What the task requires - Retype only what runs from the first line of the listing to the line holding "(chaintitle) at (210,143)", both included. Do not retype the pictures.
___ Source excerpt ___
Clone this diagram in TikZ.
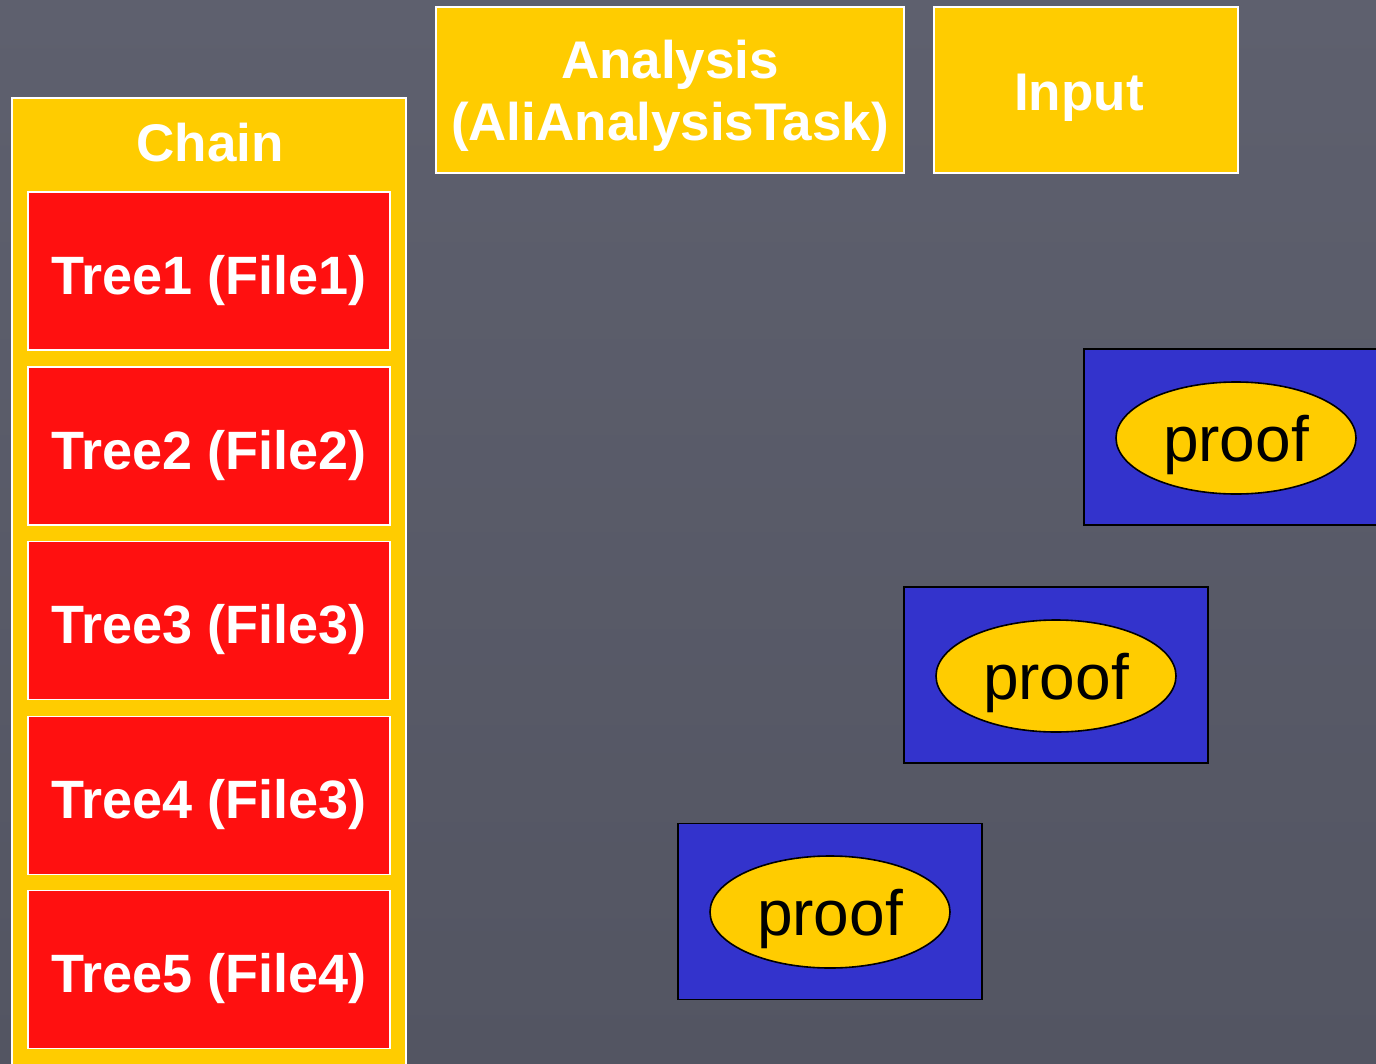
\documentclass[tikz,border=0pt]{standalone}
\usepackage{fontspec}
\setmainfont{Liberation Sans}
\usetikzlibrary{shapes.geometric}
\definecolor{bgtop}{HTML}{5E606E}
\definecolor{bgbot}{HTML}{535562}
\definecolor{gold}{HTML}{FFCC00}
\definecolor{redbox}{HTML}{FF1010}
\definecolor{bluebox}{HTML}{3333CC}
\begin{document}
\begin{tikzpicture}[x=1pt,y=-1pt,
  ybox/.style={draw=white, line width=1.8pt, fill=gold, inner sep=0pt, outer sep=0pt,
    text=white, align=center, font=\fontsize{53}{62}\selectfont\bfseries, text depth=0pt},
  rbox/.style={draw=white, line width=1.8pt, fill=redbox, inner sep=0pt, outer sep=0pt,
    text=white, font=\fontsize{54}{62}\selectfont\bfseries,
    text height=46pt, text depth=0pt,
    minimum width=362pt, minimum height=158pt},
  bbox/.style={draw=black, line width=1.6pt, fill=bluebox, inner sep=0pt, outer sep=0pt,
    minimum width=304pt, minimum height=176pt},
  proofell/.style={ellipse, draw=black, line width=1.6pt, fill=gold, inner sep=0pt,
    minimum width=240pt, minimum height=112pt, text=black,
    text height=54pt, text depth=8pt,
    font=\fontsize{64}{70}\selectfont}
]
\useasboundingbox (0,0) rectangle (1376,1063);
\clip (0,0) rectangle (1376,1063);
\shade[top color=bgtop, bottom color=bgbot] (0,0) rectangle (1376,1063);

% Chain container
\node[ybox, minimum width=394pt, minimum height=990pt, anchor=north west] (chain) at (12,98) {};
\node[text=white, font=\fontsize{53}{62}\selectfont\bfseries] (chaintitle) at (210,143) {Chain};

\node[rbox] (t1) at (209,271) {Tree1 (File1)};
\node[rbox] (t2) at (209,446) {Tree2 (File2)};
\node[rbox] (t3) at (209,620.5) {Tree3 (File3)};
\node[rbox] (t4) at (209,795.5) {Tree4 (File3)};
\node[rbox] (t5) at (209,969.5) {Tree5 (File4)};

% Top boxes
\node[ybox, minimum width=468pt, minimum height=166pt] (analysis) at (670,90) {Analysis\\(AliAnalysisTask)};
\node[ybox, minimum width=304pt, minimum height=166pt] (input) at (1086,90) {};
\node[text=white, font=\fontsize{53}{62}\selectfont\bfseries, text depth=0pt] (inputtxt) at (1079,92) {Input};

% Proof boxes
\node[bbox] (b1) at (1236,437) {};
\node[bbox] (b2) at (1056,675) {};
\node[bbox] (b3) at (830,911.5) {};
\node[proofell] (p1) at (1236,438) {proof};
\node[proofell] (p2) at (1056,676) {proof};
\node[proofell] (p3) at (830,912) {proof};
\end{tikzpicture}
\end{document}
___
Response -
Clone this diagram in TikZ.
\documentclass[tikz,border=0pt]{standalone}
\usepackage{fontspec}
\setmainfont{Liberation Sans}
\usetikzlibrary{shapes.geometric}
\definecolor{bgtop}{HTML}{5E606E}
\definecolor{bgbot}{HTML}{535562}
\definecolor{gold}{HTML}{FFCC00}
\definecolor{redbox}{HTML}{FF1010}
\definecolor{bluebox}{HTML}{3333CC}
\begin{document}
\begin{tikzpicture}[x=1pt,y=-1pt,
  ybox/.style={draw=white, line width=1.8pt, fill=gold, inner sep=0pt, outer sep=0pt,
    text=white, align=center, font=\fontsize{53}{62}\selectfont\bfseries, text depth=0pt},
  rbox/.style={draw=white, line width=1.8pt, fill=redbox, inner sep=0pt, outer sep=0pt,
    text=white, font=\fontsize{54}{62}\selectfont\bfseries,
    text height=46pt, text depth=0pt,
    minimum width=362pt, minimum height=158pt},
  bbox/.style={draw=black, line width=1.6pt, fill=bluebox, inner sep=0pt, outer sep=0pt,
    minimum width=304pt, minimum height=176pt},
  proofell/.style={ellipse, draw=black, line width=1.6pt, fill=gold, inner sep=0pt,
    minimum width=240pt, minimum height=112pt, text=black,
    text height=54pt, text depth=8pt,
    font=\fontsize{64}{70}\selectfont}
]
\useasboundingbox (0,0) rectangle (1376,1063);
\clip (0,0) rectangle (1376,1063);
\shade[top color=bgtop, bottom color=bgbot] (0,0) rectangle (1376,1063);

% Chain container
\node[ybox, minimum width=394pt, minimum height=990pt, anchor=north west] (chain) at (12,98) {};
\node[text=white, font=\fontsize{53}{62}\selectfont\bfseries] (chaintitle) at (210,143) {Chain};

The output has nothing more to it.